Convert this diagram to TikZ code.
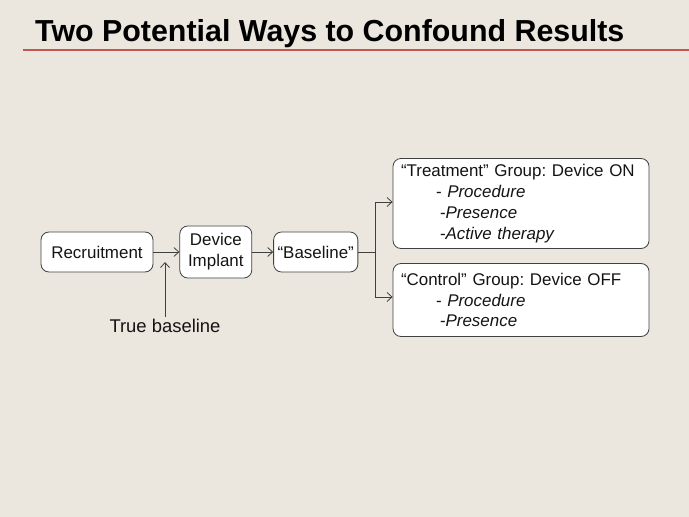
\documentclass[tikz,border=0pt]{standalone}
\usepackage{fontspec}
\setmainfont{Liberation Sans}
\usetikzlibrary{arrows.meta, positioning}
\definecolor{slidebg}{RGB}{235,231,223}
\definecolor{rulered}{RGB}{196,86,82}
\definecolor{linegray}{RGB}{64,64,64}
\definecolor{inkblack}{RGB}{20,20,20}
\frenchspacing

\begin{document}
\begin{tikzpicture}[x=1bp, y=-1bp,
		box/.style={draw=linegray, fill=white, rounded corners=8bp, line width=0.8bp,
			minimum height=40bp, inner sep=4bp, text=inkblack,
			font=\fontsize{17}{21}\selectfont, align=center},
		group/.style={box, text width=240bp, inner xsep=8bp, inner ysep=5bp, align=left},
		arrow/.style={-{Straight Barb[length=5bp,width=9bp]}, line width=0.8bp, draw=linegray},
		node distance=26bp
	]
		\fill[slidebg] (0,0) rectangle (689,517);
		\useasboundingbox (0,0) rectangle (689,517);

		% title and rule
		\node[anchor=base west, inner sep=0, text=black,
			font=\fontsize{30.5}{36}\selectfont\bfseries] (title) at (35,42) {Two Potential Ways to Confound Results};
		\draw[rulered, line width=2.8bp] (23,50) -- (689,50);

		% main chain
		\node[box, minimum width=112bp] (recruit) at (97,252) {Recruitment};
		\node[box, minimum width=72bp, minimum height=52bp, right=of recruit] (implant) {Device\\Implant};
		\node[box, minimum width=84bp, right=21bp of implant] (baseline) {“Baseline”};

		% the two groups
		\node[group, minimum height=90bp] (treat) at (521,203.5)
			{“Treatment” Group: Device ON\\
			\hspace*{35bp}- \textit{Procedure}\\
			\hspace*{39bp}-\textit{Presence}\\
			\hspace*{39bp}-\textit{Active therapy}};
		\node[group, minimum height=73bp] (control) at (521,300)
			{“Control” Group: Device OFF\\
			\hspace*{35bp}- \textit{Procedure}\\
			\hspace*{39bp}-\textit{Presence}};

		\node[inner sep=2bp, text=inkblack, font=\fontsize{18.5}{22}\selectfont] (truebase) at (165,326) {True baseline};

		\coordinate (split) at (375,252);
		\coordinate (tbtip) at (165,262);

		\foreach \a/\b in {recruit/implant,implant/baseline}
			\draw[arrow] (\a) -- (\b);
		\draw[draw=linegray, line width=0.8bp] (baseline) -- (split);
		\draw[arrow] (split) |- ([yshift=1.5bp]treat.west);
		\draw[arrow] (split) |- ([yshift=3bp]control.west);
		\draw[arrow] (truebase.north) -- (tbtip);
	\end{tikzpicture}
\end{document}
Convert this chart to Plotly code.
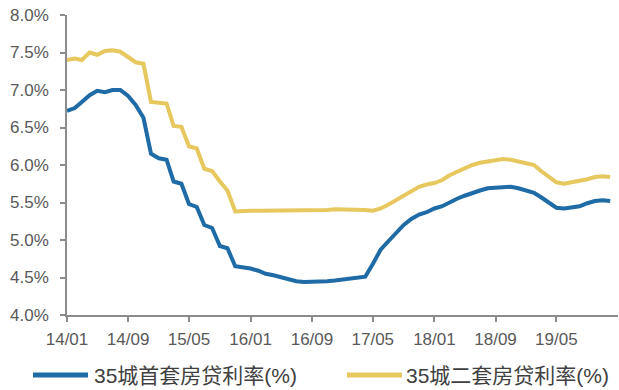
import pandas as pd
import plotly.graph_objects as go

# Monthly mortgage rates in 35 cities, Jan 2014 - Dec 2019 (%)
months = pd.date_range("2014-01-01", periods=72, freq="MS")

first_home = [
    6.72, 6.76, 6.84, 6.93, 6.99, 6.97, 7.00, 7.00, 6.92, 6.80,
    6.63, 6.15, 6.09, 6.07, 5.78, 5.75, 5.48, 5.44, 5.20, 5.16,
    4.92, 4.89, 4.65, 4.64, 4.62, 4.59, 4.55, 4.53, 4.50, 4.48,
    4.45, 4.44, 4.44, 4.44, 4.45, 4.46, 4.47, 4.48, 4.49, 4.51,
    4.68, 4.87, 4.98, 5.09, 5.20, 5.28, 5.34, 5.37, 5.42, 5.45,
    5.50, 5.55, 5.59, 5.63, 5.66, 5.69, 5.70, 5.71, 5.71, 5.69,
    5.66, 5.63, 5.57, 5.50, 5.43, 5.42, 5.43, 5.45, 5.49, 5.52,
    5.53, 5.52,
]

second_home = [
    7.40, 7.42, 7.40, 7.50, 7.47, 7.52, 7.53, 7.51, 7.44, 7.37,
    7.35, 6.84, 6.83, 6.82, 6.52, 6.51, 6.25, 6.22, 5.95, 5.92,
    5.78, 5.66, 5.38, 5.39, 5.39, 5.39, 5.39, 5.39, 5.39, 5.39,
    5.39, 5.40, 5.40, 5.40, 5.40, 5.41, 5.41, 5.41, 5.41, 5.40,
    5.39, 5.42, 5.47, 5.53, 5.60, 5.66, 5.71, 5.74, 5.76, 5.80,
    5.86, 5.91, 5.96, 6.00, 6.03, 6.05, 6.07, 6.08, 6.07, 6.05,
    6.03, 6.00, 5.92, 5.84, 5.77, 5.75, 5.77, 5.78, 5.81, 5.84,
    5.85, 5.84,
]

series_names = ["35城首套房贷利率(%)", "35城二套房贷利率(%)"]
series_colors = ["#1E6BA6", "#E6C85F"]

x_tick_dates = ["2014-01-01", "2014-09-01", "2015-05-01", "2016-01-01", "2016-09-01",
                "2017-05-01", "2018-01-01", "2018-09-01", "2019-05-01"]
x_tick_text = ["14/01", "14/09", "15/05", "16/01", "16/09", "17/05", "18/01", "18/09", "19/05"]
y_tick_vals = [4.0, 4.5, 5.0, 5.5, 6.0, 6.5, 7.0, 7.5, 8.0]
y_tick_text = [f"{v:.1f}%" for v in y_tick_vals]

W, H = 619, 390
M_L, M_R, M_T, M_B = 67, 1, 15, 75
plot_w = W - M_L - M_R
plot_h = H - M_T - M_B


def px_to_paper_x(px):
    return (px - M_L) / plot_w


def px_to_paper_y(py):
    return (H - M_B - py) / plot_h


fig = go.Figure()
for name, color, vals in zip(series_names, series_colors, [first_home, second_home]):
    fig.add_trace(go.Scatter(
        x=months, y=vals, name=name, mode="lines",
        line=dict(color=color, width=4),
        showlegend=False,
    ))

# Legend drawn below the plot: a short line sample followed by the series name
legend_font = dict(family="Liberation Sans, Noto Sans CJK SC, sans-serif", size=21, color="#404040")
legend_y = px_to_paper_y(375)
legend_items = [(33, 88, 92), (347, 402, 404)]
for (x0, x1, tx), name, color in zip(legend_items, series_names, series_colors):
    fig.add_shape(
        type="line", xref="paper", yref="paper",
        x0=px_to_paper_x(x0), x1=px_to_paper_x(x1), y0=legend_y, y1=legend_y,
        line=dict(color=color, width=5),
    )
    fig.add_annotation(
        xref="paper", yref="paper", x=px_to_paper_x(tx), y=legend_y,
        xanchor="left", yanchor="middle", showarrow=False,
        text=name, font=legend_font,
    )

axis_color = "#8C8C8C"
tick_font = dict(family="Liberation Sans, Arial, sans-serif", size=17, color="#595959")

fig.update_layout(
    width=W, height=H,
    margin=dict(l=M_L, r=M_R, t=M_T, b=M_B, autoexpand=False),
    paper_bgcolor="white", plot_bgcolor="white",
    showlegend=False,
    xaxis=dict(
        range=["2014-01-01", "2020-01-01"],
        tickvals=x_tick_dates, ticktext=x_tick_text,
        showgrid=False, zeroline=False,
        showline=True, linecolor=axis_color, linewidth=1.5,
        ticks="outside", ticklen=5, tickcolor=axis_color, tickwidth=1.5,
        tickfont=tick_font, ticklabelstandoff=3,
    ),
    yaxis=dict(
        range=[4.0, 8.0],
        tickvals=y_tick_vals, ticktext=y_tick_text,
        showgrid=False, zeroline=False,
        showline=True, linecolor=axis_color, linewidth=1.5,
        ticks="outside", ticklen=5, tickcolor=axis_color, tickwidth=1.5,
        tickfont=tick_font, ticklabelstandoff=8,
    ),
)

fig.write_html("out.html")
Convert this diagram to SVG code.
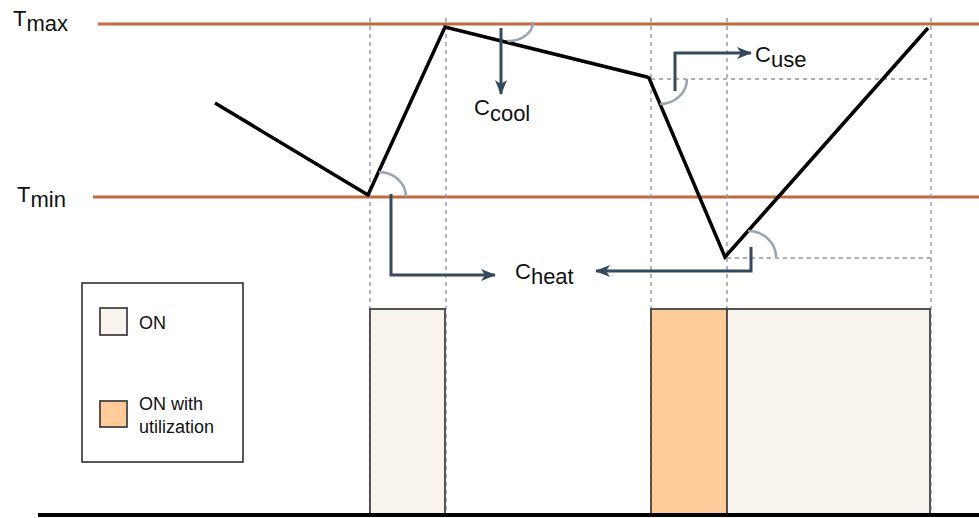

Objective:
Leave out the pictures and give the listing above again exactly.

Solution for this problem:
Convert this diagram to TikZ code.
\documentclass[tikz,border=0pt]{standalone}
\usepackage{fontspec}
\setmainfont{Liberation Sans}
\usetikzlibrary{arrows.meta, positioning}
\definecolor{slidebg}{RGB}{235,231,223}
\definecolor{rulered}{RGB}{196,86,82}
\definecolor{linegray}{RGB}{64,64,64}
\definecolor{inkblack}{RGB}{20,20,20}
\frenchspacing

\begin{document}
\begin{tikzpicture}[x=1bp, y=-1bp,
		box/.style={draw=linegray, fill=white, rounded corners=8bp, line width=0.8bp,
			minimum height=40bp, inner sep=4bp, text=inkblack,
			font=\fontsize{17}{21}\selectfont, align=center},
		group/.style={box, text width=240bp, inner xsep=8bp, inner ysep=5bp, align=left},
		arrow/.style={-{Straight Barb[length=5bp,width=9bp]}, line width=0.8bp, draw=linegray},
		node distance=26bp
	]
		\fill[slidebg] (0,0) rectangle (689,517);
		\useasboundingbox (0,0) rectangle (689,517);

		% title and rule
		\node[anchor=base west, inner sep=0, text=black,
			font=\fontsize{30.5}{36}\selectfont\bfseries] (title) at (35,42) {Two Potential Ways to Confound Results};
		\draw[rulered, line width=2.8bp] (23,50) -- (689,50);

		% main chain
		\node[box, minimum width=112bp] (recruit) at (97,252) {Recruitment};
		\node[box, minimum width=72bp, minimum height=52bp, right=of recruit] (implant) {Device\\Implant};
		\node[box, minimum width=84bp, right=21bp of implant] (baseline) {“Baseline”};

		% the two groups
		\node[group, minimum height=90bp] (treat) at (521,203.5)
			{“Treatment” Group: Device ON\\
			\hspace*{35bp}- \textit{Procedure}\\
			\hspace*{39bp}-\textit{Presence}\\
			\hspace*{39bp}-\textit{Active therapy}};
		\node[group, minimum height=73bp] (control) at (521,300)
			{“Control” Group: Device OFF\\
			\hspace*{35bp}- \textit{Procedure}\\
			\hspace*{39bp}-\textit{Presence}};

		\node[inner sep=2bp, text=inkblack, font=\fontsize{18.5}{22}\selectfont] (truebase) at (165,326) {True baseline};

		\coordinate (split) at (375,252);
		\coordinate (tbtip) at (165,262);

		\foreach \a/\b in {recruit/implant,implant/baseline}
			\draw[arrow] (\a) -- (\b);
		\draw[draw=linegray, line width=0.8bp] (baseline) -- (split);
		\draw[arrow] (split) |- ([yshift=1.5bp]treat.west);
		\draw[arrow] (split) |- ([yshift=3bp]control.west);
		\draw[arrow] (truebase.north) -- (tbtip);
	\end{tikzpicture}
\end{document}
Convert this chart to Plotly code.
import pandas as pd
import plotly.graph_objects as go

# Monthly mortgage rates in 35 cities, Jan 2014 - Dec 2019 (%)
months = pd.date_range("2014-01-01", periods=72, freq="MS")

first_home = [
    6.72, 6.76, 6.84, 6.93, 6.99, 6.97, 7.00, 7.00, 6.92, 6.80,
    6.63, 6.15, 6.09, 6.07, 5.78, 5.75, 5.48, 5.44, 5.20, 5.16,
    4.92, 4.89, 4.65, 4.64, 4.62, 4.59, 4.55, 4.53, 4.50, 4.48,
    4.45, 4.44, 4.44, 4.44, 4.45, 4.46, 4.47, 4.48, 4.49, 4.51,
    4.68, 4.87, 4.98, 5.09, 5.20, 5.28, 5.34, 5.37, 5.42, 5.45,
    5.50, 5.55, 5.59, 5.63, 5.66, 5.69, 5.70, 5.71, 5.71, 5.69,
    5.66, 5.63, 5.57, 5.50, 5.43, 5.42, 5.43, 5.45, 5.49, 5.52,
    5.53, 5.52,
]

second_home = [
    7.40, 7.42, 7.40, 7.50, 7.47, 7.52, 7.53, 7.51, 7.44, 7.37,
    7.35, 6.84, 6.83, 6.82, 6.52, 6.51, 6.25, 6.22, 5.95, 5.92,
    5.78, 5.66, 5.38, 5.39, 5.39, 5.39, 5.39, 5.39, 5.39, 5.39,
    5.39, 5.40, 5.40, 5.40, 5.40, 5.41, 5.41, 5.41, 5.41, 5.40,
    5.39, 5.42, 5.47, 5.53, 5.60, 5.66, 5.71, 5.74, 5.76, 5.80,
    5.86, 5.91, 5.96, 6.00, 6.03, 6.05, 6.07, 6.08, 6.07, 6.05,
    6.03, 6.00, 5.92, 5.84, 5.77, 5.75, 5.77, 5.78, 5.81, 5.84,
    5.85, 5.84,
]

series_names = ["35城首套房贷利率(%)", "35城二套房贷利率(%)"]
series_colors = ["#1E6BA6", "#E6C85F"]

x_tick_dates = ["2014-01-01", "2014-09-01", "2015-05-01", "2016-01-01", "2016-09-01",
                "2017-05-01", "2018-01-01", "2018-09-01", "2019-05-01"]
x_tick_text = ["14/01", "14/09", "15/05", "16/01", "16/09", "17/05", "18/01", "18/09", "19/05"]
y_tick_vals = [4.0, 4.5, 5.0, 5.5, 6.0, 6.5, 7.0, 7.5, 8.0]
y_tick_text = [f"{v:.1f}%" for v in y_tick_vals]

W, H = 619, 390
M_L, M_R, M_T, M_B = 67, 1, 15, 75
plot_w = W - M_L - M_R
plot_h = H - M_T - M_B


def px_to_paper_x(px):
    return (px - M_L) / plot_w


def px_to_paper_y(py):
    return (H - M_B - py) / plot_h


fig = go.Figure()
for name, color, vals in zip(series_names, series_colors, [first_home, second_home]):
    fig.add_trace(go.Scatter(
        x=months, y=vals, name=name, mode="lines",
        line=dict(color=color, width=4),
        showlegend=False,
    ))

# Legend drawn below the plot: a short line sample followed by the series name
legend_font = dict(family="Liberation Sans, Noto Sans CJK SC, sans-serif", size=21, color="#404040")
legend_y = px_to_paper_y(375)
legend_items = [(33, 88, 92), (347, 402, 404)]
for (x0, x1, tx), name, color in zip(legend_items, series_names, series_colors):
    fig.add_shape(
        type="line", xref="paper", yref="paper",
        x0=px_to_paper_x(x0), x1=px_to_paper_x(x1), y0=legend_y, y1=legend_y,
        line=dict(color=color, width=5),
    )
    fig.add_annotation(
        xref="paper", yref="paper", x=px_to_paper_x(tx), y=legend_y,
        xanchor="left", yanchor="middle", showarrow=False,
        text=name, font=legend_font,
    )

axis_color = "#8C8C8C"
tick_font = dict(family="Liberation Sans, Arial, sans-serif", size=17, color="#595959")

fig.update_layout(
    width=W, height=H,
    margin=dict(l=M_L, r=M_R, t=M_T, b=M_B, autoexpand=False),
    paper_bgcolor="white", plot_bgcolor="white",
    showlegend=False,
    xaxis=dict(
        range=["2014-01-01", "2020-01-01"],
        tickvals=x_tick_dates, ticktext=x_tick_text,
        showgrid=False, zeroline=False,
        showline=True, linecolor=axis_color, linewidth=1.5,
        ticks="outside", ticklen=5, tickcolor=axis_color, tickwidth=1.5,
        tickfont=tick_font, ticklabelstandoff=3,
    ),
    yaxis=dict(
        range=[4.0, 8.0],
        tickvals=y_tick_vals, ticktext=y_tick_text,
        showgrid=False, zeroline=False,
        showline=True, linecolor=axis_color, linewidth=1.5,
        ticks="outside", ticklen=5, tickcolor=axis_color, tickwidth=1.5,
        tickfont=tick_font, ticklabelstandoff=8,
    ),
)

fig.write_html("out.html")
Convert this diagram to SVG code.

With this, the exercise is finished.